The People, etc., respondent, v. Carlos Salgado, appellant.

2012–00506 (Ind.No. 10–00571)

Decided: November 20, 2013

DANIEL D. ANGIOLILLO, J.P. L. PRISCILLA HALL SHERI S. ROMAN JEFFREY A. COHEN, JJ. Michael G. Paul, New City, N.Y., for appellant. Thomas P. Zugibe, District Attorney, New City, N.Y. (Itamar J. Yeger of counsel), for respondent.

Submitted—September 11, 2013


Appeal by the defendant from a judgment of the Supreme Court, Rockland County (Kelly, J.), rendered August 3, 2011, convicting him of attempted criminal possession of a weapon in the second degree, upon his plea of guilty, and imposing sentence.

ORDERED that the judgment is affirmed.

The defendant's purported waiver of his right to appeal was invalid (see People v. Bradshaw, 18 NY3d 257;  People v. Batista, 100 AD3d 650).   Although the defendant signed a Rockland County pre-printed form waiver, as we have previously stated, this form “contained erroneous statements with regard to the waiver of the right to appeal” and should not have been utilized (People v. Edmunson, 109 AD3d 621, 622).   The Supreme Court's terse colloquy at the plea allocution failed to sufficiently advise the defendant of the nature of his right to appeal.   Further, the defendant never orally confirmed that he grasped the concept of the appeal waiver and the nature of the right he was forgoing (see People v. Bradshaw, 18 NY3d at 267;  cf.  People v. Ramos, 7 NY3d 737;  People v. Edmunson, 109 AD3d 621).   Under these circumstances, the record does not establish that the defendant knowingly, voluntarily, and intelligently waived his right to appeal.

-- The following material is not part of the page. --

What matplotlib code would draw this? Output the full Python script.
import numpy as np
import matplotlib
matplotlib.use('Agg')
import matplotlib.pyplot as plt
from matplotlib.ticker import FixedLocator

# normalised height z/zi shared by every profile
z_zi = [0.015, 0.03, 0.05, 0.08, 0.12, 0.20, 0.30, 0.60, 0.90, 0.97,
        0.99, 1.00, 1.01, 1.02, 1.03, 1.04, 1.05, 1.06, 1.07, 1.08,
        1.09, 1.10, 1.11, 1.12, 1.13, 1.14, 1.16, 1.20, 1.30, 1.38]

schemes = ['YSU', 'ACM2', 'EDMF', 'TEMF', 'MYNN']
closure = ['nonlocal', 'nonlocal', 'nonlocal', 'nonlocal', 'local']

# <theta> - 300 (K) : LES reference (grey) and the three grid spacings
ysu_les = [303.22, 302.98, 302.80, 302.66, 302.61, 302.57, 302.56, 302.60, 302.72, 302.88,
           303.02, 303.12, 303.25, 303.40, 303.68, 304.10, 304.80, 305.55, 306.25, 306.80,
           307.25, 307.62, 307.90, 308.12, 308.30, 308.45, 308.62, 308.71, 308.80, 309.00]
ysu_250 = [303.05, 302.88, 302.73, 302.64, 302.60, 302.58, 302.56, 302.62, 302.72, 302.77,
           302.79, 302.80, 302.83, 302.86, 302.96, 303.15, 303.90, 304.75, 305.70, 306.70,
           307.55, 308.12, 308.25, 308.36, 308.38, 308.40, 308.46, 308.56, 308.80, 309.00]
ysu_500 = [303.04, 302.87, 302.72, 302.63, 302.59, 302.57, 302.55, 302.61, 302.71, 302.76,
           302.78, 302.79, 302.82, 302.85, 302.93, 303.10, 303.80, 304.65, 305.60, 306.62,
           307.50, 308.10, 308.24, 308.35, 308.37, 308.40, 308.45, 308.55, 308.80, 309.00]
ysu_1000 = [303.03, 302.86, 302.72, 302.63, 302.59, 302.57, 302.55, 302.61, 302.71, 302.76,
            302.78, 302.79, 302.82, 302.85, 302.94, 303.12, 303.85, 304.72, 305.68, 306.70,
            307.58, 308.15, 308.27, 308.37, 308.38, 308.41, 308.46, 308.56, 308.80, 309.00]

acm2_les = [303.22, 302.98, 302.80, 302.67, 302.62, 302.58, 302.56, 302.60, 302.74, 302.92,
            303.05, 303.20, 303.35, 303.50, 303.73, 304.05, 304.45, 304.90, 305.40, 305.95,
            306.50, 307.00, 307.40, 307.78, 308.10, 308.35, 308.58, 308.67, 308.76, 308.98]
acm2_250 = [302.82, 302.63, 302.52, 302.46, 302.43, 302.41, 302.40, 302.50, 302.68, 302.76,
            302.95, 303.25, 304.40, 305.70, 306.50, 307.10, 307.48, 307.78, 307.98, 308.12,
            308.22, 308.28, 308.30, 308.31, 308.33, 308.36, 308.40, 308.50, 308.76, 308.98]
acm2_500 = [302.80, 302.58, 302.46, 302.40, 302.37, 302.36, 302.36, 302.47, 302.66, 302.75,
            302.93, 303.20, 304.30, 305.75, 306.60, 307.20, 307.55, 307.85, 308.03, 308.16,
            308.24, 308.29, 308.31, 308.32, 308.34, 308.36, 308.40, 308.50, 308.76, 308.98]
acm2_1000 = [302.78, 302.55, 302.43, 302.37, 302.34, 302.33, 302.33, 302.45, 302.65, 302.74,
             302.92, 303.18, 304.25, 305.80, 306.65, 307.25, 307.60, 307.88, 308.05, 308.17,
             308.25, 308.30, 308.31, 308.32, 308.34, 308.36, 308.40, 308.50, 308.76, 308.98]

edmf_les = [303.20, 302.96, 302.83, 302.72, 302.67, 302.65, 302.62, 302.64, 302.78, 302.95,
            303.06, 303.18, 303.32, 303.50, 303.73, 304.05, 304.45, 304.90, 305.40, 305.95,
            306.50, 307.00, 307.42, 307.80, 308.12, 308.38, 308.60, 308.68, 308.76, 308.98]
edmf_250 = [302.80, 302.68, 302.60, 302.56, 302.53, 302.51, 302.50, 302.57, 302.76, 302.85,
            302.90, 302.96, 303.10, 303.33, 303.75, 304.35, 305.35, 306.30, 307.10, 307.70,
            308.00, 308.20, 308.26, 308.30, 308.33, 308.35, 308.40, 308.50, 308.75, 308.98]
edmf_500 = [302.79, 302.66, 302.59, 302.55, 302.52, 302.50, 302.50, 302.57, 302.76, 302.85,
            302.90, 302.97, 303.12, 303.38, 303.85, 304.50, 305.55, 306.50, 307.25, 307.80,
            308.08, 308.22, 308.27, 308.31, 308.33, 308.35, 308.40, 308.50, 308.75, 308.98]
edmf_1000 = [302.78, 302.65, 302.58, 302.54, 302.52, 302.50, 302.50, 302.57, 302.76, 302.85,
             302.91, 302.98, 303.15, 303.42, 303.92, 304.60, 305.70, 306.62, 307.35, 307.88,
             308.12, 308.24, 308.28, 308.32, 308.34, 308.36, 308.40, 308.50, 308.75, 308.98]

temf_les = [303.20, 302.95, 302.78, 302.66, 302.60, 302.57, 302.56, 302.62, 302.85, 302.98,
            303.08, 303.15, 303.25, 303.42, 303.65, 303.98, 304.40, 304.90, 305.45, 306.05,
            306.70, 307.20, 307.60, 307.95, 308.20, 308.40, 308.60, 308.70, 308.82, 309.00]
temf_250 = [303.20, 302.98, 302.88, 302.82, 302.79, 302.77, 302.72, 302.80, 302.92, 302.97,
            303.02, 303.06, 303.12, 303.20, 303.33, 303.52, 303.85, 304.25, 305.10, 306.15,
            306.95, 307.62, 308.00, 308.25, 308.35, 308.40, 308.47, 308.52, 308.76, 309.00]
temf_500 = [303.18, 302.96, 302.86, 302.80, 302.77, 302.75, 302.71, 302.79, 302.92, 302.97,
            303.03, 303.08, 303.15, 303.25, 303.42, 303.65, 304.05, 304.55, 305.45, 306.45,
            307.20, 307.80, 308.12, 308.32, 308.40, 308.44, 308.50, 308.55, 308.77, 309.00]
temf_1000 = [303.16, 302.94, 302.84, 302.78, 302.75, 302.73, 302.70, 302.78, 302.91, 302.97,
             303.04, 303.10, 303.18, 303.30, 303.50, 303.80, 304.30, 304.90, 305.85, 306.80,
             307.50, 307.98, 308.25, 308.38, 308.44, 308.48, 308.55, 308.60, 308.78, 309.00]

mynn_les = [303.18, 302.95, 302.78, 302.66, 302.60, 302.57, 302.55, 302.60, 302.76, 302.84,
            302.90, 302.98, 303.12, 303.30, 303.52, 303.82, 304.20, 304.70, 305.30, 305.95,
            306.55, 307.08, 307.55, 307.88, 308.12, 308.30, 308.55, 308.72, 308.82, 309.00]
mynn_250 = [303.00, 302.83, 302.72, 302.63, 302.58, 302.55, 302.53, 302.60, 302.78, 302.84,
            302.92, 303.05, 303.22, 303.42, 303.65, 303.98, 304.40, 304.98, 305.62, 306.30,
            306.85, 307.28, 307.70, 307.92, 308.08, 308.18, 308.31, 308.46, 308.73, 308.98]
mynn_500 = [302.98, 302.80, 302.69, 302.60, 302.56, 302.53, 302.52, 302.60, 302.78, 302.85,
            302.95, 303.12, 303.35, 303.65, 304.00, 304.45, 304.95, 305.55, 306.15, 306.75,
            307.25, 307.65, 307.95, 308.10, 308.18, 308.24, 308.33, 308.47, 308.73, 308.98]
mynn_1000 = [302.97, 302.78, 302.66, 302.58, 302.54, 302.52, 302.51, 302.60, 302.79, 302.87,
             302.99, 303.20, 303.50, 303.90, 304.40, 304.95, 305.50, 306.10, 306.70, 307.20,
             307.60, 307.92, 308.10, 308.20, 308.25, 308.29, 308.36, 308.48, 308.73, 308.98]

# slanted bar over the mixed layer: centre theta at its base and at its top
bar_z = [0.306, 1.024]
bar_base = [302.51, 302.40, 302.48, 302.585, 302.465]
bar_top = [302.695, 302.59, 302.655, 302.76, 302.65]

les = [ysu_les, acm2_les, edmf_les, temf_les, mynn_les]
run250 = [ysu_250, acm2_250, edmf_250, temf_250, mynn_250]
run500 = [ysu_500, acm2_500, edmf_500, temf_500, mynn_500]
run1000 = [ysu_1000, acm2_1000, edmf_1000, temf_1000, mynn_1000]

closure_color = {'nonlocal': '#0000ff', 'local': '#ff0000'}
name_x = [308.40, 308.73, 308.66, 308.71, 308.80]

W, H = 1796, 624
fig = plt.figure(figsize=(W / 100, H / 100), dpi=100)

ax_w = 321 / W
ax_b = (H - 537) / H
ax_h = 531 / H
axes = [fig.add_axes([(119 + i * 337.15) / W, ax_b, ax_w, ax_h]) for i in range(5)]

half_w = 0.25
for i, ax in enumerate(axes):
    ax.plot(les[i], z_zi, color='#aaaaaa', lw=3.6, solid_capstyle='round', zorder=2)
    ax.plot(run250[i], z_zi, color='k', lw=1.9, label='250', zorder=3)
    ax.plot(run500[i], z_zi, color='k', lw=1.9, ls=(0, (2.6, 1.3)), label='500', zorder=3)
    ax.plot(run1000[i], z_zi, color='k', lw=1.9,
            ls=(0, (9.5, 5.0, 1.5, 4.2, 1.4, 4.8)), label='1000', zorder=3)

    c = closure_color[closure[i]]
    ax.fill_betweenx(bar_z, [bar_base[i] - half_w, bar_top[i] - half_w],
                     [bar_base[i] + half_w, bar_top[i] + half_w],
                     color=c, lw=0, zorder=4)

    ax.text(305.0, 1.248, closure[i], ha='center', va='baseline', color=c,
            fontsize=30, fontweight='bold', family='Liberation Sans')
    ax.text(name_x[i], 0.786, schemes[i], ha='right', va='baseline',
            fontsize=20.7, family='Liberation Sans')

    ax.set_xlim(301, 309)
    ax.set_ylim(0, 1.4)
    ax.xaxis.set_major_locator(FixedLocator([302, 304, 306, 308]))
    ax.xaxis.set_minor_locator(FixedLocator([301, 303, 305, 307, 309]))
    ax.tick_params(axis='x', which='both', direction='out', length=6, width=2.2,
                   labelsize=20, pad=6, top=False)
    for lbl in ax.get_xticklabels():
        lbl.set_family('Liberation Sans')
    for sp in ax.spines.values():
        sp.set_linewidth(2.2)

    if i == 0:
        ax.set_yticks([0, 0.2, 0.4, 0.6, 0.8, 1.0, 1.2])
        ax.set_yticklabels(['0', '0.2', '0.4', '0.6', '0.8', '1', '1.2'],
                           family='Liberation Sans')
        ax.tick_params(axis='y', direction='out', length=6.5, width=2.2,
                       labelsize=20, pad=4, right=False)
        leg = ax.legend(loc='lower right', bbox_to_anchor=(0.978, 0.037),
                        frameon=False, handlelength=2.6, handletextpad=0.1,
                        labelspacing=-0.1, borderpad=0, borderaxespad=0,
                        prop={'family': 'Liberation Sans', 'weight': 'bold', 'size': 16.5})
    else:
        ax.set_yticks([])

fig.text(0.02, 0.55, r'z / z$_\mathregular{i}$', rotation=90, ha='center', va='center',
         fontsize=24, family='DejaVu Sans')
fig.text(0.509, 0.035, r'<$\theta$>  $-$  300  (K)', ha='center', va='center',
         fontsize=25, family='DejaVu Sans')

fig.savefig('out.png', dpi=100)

The defendant's contentions that his plea of guilty was not knowingly, voluntarily, or intelligently made because his attorney coerced him and the Supreme Court failed to assign him new counsel are unpreserved for appellate review, since he did not move to vacate his plea prior to the imposition of sentence (see People v. Wright, 95 AD3d 1046;  People v. Hammonds, 91 AD3d 791;  People v. Reynolds, 85 AD3d 825).   In any event, the defendant's contentions are without merit (see People v. Wright, 95 AD3d 1046;  People v. Caruso, 88 AD3d 809, 810;  People v. Jackson, 87 AD3d 552, 553).   The court providently exercised its discretion in denying the defendant's request to substitute counsel, which was based on conclusory statements (see People v. Porto, 16 NY3d 93, 99–100;  People v. Sides, 75 N.Y.2d 822, 824;  People v. Stevenson, 36 AD3d 634).   Moreover, nothing that occurred during the plea allocution called into question the voluntariness of the defendant's plea (see People v. Lopez, 71 N.Y.2d 662, 665).

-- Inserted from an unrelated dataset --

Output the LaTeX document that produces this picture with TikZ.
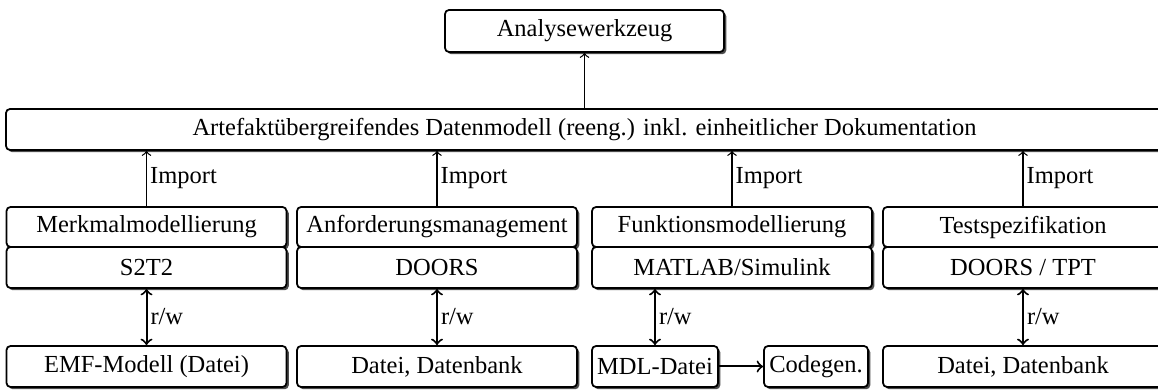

The defendant's contention that he was deprived of the effective assistance of counsel because his attorney failed, at sentencing, to argue mitigating factors in favor of a lesser sentence than that imposed is belied by the record (see People v. Rodriguez, 98 AD3d 693).   Furthermore, the defendant's contention that he was deprived of the effective assistance of counsel because his attorney failed to pursue pretrial hearings is based, in part, on matter appearing on the record and, in part, on matter outside the record (see People v. Rivera, 71 N.Y.2d 705, 709).   Since the defendant's mixed claim of ineffective assistance of counsel cannot be resolved without reference to matter outside the record, a CPL 440.10 proceeding is the appropriate forum for reviewing this claim in its entirety (see People v. Evans, 16 NY3d 571, 575 n 2;  People v. Freeman, 93 AD3d 805;  People v. Maxwell, 89 AD3d 1108).

The sentence imposed was not excessive (see People v. Suitte, 90 A.D.2d 80).

The defendant's remaining contentions have been forfeited by his plea of guilty (see People v. Hansen, 95 N.Y.2d 227, 230–231;  People v. Fernandez, 67 N.Y.2d 686, 688;  People v. Fernandez, 103 AD3d 813;  People v. Gedin, 46 AD3d 701).